Much still remains unclear as to the actual physical product that will emerge and the immediate ripples that will cause, however the language and details put forward leave no doubt if there ever was any that Intel intends to dramatically shake up not only the hugely lucrative discreet graphics market, but copious other sectors as well, all of which could alter the industry forever.


With all that going on, the UK channel now has a brand new trade organisation, which is promising to make serious waves.

Headed up by PCA chairman Derek Jones, Synaxon UK has decent ground to make such claims, the parent company having already having already cemented itself in the German channel, and significant 'financial clout' put in place to do the same thing in the UK.

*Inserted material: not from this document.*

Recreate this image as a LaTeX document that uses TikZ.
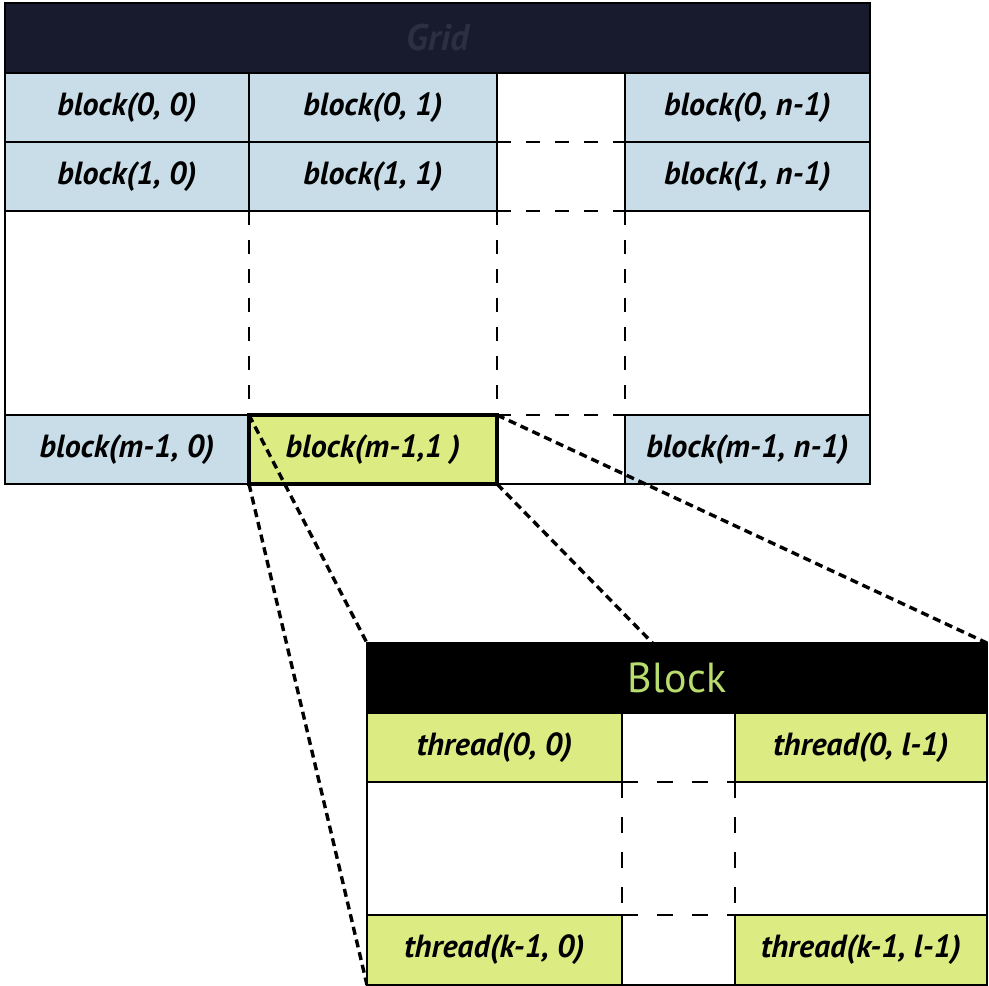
\documentclass[tikz,border=0pt]{standalone}
\usepackage{fontspec}
\setmainfont{PT Sans}

\definecolor{gridhead}{HTML}{171B2D}
\definecolor{gridlabel}{HTML}{2B2F40}
\definecolor{bluecell}{HTML}{C9DDE8}
\definecolor{greencell}{HTML}{DDEC82}
\definecolor{blocklabel}{HTML}{B9DC6E}

\begin{document}
\begin{tikzpicture}[x=1pt,y=-1pt,
  frame/.style={draw=black, line width=2.1pt},
  cell/.style={draw=black, line width=2.1pt, inner sep=0pt, outer sep=0pt,
    anchor=north west, font=\fontsize{32}{36}\selectfont\bfseries\itshape},
  size/.style 2 args={minimum width=#1pt, minimum height=#2pt},
  bluebox/.style={cell, fill=bluecell},
  greenbox/.style={cell, fill=greencell},
  hole/.style={draw=black, line width=2.1pt, dash pattern=on 14pt off 15pt},
  holeb/.style={draw=black, line width=2.1pt, dash pattern=on 16pt off 19pt},
  zoomline/.style={draw=black, line width=3.4pt, dash pattern=on 8pt off 5pt},
]
\useasboundingbox (0,0) rectangle (989,986);

% ---------------- Grid ----------------
\node[cell, size={865}{70}, fill=gridhead, text=gridlabel,
      font=\fontsize{37}{40}\selectfont\bfseries\itshape] (gridhead) at (5,3) {Grid};

\node[bluebox, size={244}{69}] (b00) at (5,73)   {block(0, 0)};
\node[bluebox, size={248}{69}] (b01) at (249,73) {block(0, 1)};
\node[bluebox, size={245}{69}] (b0n) at (625,73) {block(0, n-1)};

\node[bluebox, size={244}{69}] (b10) at (5,142)   {block(1, 0)};
\node[bluebox, size={248}{69}] (b11) at (249,142) {block(1, 1)};
\node[bluebox, size={245}{69}] (b1n) at (625,142) {block(1, n-1)};

\node[bluebox, size={244}{69}] (bm0) at (5,415)   {block(m-1, 0)};
\node[bluebox, size={245}{69}] (bmn) at (625,415) {block(m-1, n-1)};

% selected block
\node[greenbox, size={248}{69}, line width=3.6pt] (bm1) at (249,415) {block(m-1,1 )};

% outer sides of the grid
\draw[frame] (b10.south west) -- (bm0.north west);
\draw[frame] (b1n.south east) -- (bmn.north east);
\draw[frame] (bm1.south east) -- (bmn.south west);

% omitted rows and columns
\draw[hole] (b11.south west) -- (bm1.north west);
\draw[hole] (b11.south east) -- (bm1.north east);
\draw[hole] (b1n.south west) -- (bmn.north west);
\draw[hole] (b01.south east) -- (b0n.south west);
\draw[hole] (b11.south east) -- (b1n.south west);
\draw[hole] (bm1.north east) -- (bmn.north west);

% ---------------- zoom lines ----------------
\coordinate (bNW) at (367,643);
\coordinate (bNE) at (987,643);
\coordinate (bSW) at (367,985);
\coordinate (bSE) at (987,985);

\draw[zoomline] (bm1.north west) -- (bNW);
\draw[zoomline] (bm1.south west) -- (bSW);
\draw[zoomline] (bm1.north east) -- (bNE);
\draw[zoomline] (bm1.south east) -- (bSE);

% ---------------- Block ----------------
\node[cell, size={620}{342}, fill=white] (blockframe) at (bNW) {};
\node[cell, size={620}{70}, fill=black, text=blocklabel,
      font=\fontsize{42}{46}\selectfont] (blkhead) at (bNW) {Block};

\node[greenbox, size={255}{69}] (t00) at (367,713) {thread(0, 0)};
\node[greenbox, size={252}{69}] (t0l) at (735,713) {thread(0, l-1)};
\node[greenbox, size={255}{70}] (tk0) at (367,915) {thread(k-1, 0)};
\node[greenbox, size={252}{70}] (tkl) at (735,915) {thread(k-1, l-1)};

\draw[holeb] (t00.south east) -- (t0l.south west);
\draw[holeb] (tk0.north east) -- (tkl.north west);
\draw[holeb] (t00.south east) -- (tk0.north east);
\draw[holeb] (t0l.south west) -- (tkl.north west);
\end{tikzpicture}
\end{document}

And with ever growing pressure on independents coupled with the impending launch of the monolithic Best Buy on our shores, there will be high hopes this provides an effective string to the small retailer's bow.

It certainly looks as though the industry is facing a state of flux on a global as well as on a parochial UK channel level. These are exciting times – and moving with them is the key to making the most out of it. A rolling stone gathers no moss, as they say.